Nothing outside the range is to be copied. From the entries below, reproduce exactly the lines starting at the one with "Reproduce this chart with Bokeh." and ending at the one with "def Y(py): return H - py", without pictures.

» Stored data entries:
++++++++

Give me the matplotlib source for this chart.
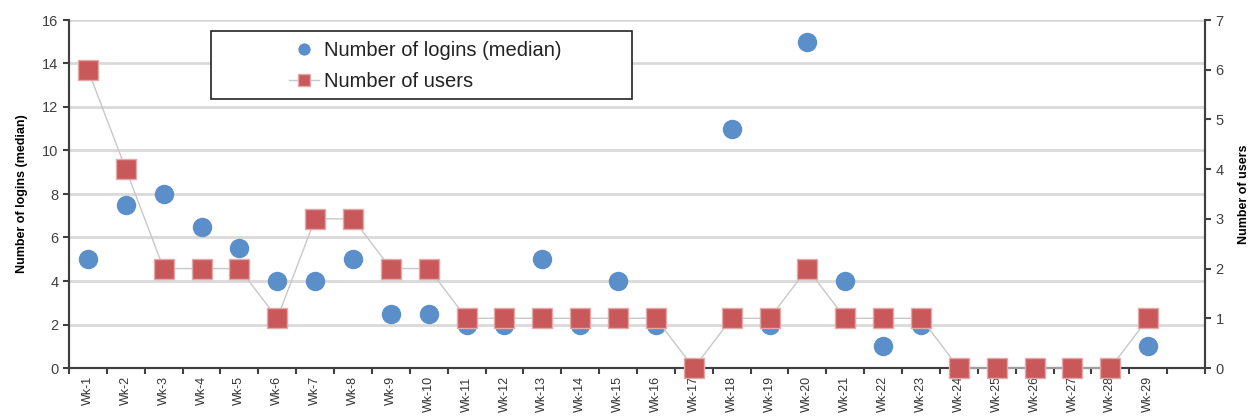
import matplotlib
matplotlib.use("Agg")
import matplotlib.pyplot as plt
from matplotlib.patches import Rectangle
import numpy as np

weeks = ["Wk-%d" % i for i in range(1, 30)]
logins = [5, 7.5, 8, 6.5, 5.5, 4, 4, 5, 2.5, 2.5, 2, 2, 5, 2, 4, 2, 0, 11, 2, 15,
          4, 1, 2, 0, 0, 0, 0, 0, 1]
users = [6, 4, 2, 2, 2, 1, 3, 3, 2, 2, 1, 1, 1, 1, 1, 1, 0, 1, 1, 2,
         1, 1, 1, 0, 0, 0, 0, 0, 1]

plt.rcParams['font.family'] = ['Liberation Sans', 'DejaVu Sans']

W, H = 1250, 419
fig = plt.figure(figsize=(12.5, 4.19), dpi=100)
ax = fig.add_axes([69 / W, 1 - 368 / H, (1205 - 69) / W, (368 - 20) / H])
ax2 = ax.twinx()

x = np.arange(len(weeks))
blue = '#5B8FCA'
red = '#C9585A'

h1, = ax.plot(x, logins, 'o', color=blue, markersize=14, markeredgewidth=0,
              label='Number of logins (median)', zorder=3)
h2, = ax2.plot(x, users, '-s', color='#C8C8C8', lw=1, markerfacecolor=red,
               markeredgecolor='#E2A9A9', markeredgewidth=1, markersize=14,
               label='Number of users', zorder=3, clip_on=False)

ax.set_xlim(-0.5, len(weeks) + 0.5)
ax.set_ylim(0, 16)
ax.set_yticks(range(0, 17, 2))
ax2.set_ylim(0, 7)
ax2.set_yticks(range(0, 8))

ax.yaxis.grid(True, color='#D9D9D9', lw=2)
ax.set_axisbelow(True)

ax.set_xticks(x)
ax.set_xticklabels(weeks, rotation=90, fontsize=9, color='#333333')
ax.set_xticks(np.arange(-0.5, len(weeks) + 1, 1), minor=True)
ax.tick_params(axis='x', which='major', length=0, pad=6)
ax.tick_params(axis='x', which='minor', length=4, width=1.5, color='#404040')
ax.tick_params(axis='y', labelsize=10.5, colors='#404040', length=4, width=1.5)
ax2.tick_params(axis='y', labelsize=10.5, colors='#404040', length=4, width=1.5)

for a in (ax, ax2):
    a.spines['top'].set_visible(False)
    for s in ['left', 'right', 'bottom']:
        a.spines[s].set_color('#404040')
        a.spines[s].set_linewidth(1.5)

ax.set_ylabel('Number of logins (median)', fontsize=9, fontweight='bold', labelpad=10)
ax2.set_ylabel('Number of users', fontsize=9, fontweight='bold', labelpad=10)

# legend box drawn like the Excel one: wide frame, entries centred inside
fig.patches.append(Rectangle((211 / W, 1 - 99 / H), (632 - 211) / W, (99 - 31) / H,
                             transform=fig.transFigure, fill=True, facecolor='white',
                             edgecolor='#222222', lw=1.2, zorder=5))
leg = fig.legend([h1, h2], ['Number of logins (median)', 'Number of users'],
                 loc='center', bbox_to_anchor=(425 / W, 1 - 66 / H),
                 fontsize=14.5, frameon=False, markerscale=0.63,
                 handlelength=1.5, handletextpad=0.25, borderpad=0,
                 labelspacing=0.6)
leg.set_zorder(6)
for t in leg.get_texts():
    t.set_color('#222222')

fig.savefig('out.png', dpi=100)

++++++++

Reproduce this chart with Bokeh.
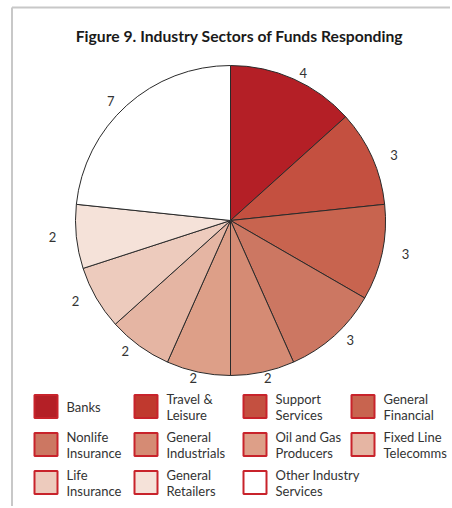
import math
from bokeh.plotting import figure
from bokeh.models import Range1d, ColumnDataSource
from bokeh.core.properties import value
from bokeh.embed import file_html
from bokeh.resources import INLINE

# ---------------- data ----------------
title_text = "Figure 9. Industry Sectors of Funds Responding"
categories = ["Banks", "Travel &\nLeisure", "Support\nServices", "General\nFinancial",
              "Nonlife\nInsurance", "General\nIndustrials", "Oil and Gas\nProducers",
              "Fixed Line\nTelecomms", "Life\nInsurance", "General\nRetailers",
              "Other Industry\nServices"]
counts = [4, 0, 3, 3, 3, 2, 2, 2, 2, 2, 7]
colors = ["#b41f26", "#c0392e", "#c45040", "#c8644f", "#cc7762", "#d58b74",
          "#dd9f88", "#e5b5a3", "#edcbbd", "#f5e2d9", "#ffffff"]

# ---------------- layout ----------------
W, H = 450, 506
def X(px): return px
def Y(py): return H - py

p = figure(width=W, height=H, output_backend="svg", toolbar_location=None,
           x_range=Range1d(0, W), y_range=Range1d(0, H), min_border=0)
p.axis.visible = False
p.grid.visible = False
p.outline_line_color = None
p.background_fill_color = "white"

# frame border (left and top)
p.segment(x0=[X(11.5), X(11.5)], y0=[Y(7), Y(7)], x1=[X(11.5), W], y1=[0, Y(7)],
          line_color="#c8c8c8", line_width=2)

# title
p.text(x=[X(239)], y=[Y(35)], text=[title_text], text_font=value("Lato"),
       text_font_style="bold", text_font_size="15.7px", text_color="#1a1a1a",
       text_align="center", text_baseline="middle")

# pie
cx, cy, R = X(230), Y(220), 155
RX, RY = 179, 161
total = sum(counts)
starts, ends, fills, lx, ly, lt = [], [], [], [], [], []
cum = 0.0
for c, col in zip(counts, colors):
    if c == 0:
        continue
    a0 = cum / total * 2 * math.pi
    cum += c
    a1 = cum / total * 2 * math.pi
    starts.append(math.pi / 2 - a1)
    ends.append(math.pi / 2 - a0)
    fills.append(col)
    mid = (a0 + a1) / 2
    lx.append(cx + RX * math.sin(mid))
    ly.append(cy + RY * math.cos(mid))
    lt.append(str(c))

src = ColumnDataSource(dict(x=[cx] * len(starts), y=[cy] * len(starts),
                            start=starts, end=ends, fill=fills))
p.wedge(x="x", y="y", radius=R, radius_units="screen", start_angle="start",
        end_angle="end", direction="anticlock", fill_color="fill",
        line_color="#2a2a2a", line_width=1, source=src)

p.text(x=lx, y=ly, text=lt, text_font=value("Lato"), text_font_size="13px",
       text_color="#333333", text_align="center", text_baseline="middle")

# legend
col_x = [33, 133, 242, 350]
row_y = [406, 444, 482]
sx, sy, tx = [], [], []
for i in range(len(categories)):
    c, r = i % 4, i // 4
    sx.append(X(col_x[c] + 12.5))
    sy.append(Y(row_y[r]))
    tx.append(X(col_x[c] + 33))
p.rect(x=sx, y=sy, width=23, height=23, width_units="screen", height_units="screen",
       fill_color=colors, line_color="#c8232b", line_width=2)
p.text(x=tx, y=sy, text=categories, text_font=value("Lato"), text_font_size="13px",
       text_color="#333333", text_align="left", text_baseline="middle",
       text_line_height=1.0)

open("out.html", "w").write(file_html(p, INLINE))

++++++++

» COMPLETE OUTPUT:
Reproduce this chart with Bokeh.
import math
from bokeh.plotting import figure
from bokeh.models import Range1d, ColumnDataSource
from bokeh.core.properties import value
from bokeh.embed import file_html
from bokeh.resources import INLINE

# ---------------- data ----------------
title_text = "Figure 9. Industry Sectors of Funds Responding"
categories = ["Banks", "Travel &\nLeisure", "Support\nServices", "General\nFinancial",
              "Nonlife\nInsurance", "General\nIndustrials", "Oil and Gas\nProducers",
              "Fixed Line\nTelecomms", "Life\nInsurance", "General\nRetailers",
              "Other Industry\nServices"]
counts = [4, 0, 3, 3, 3, 2, 2, 2, 2, 2, 7]
colors = ["#b41f26", "#c0392e", "#c45040", "#c8644f", "#cc7762", "#d58b74",
          "#dd9f88", "#e5b5a3", "#edcbbd", "#f5e2d9", "#ffffff"]

# ---------------- layout ----------------
W, H = 450, 506
def X(px): return px
def Y(py): return H - py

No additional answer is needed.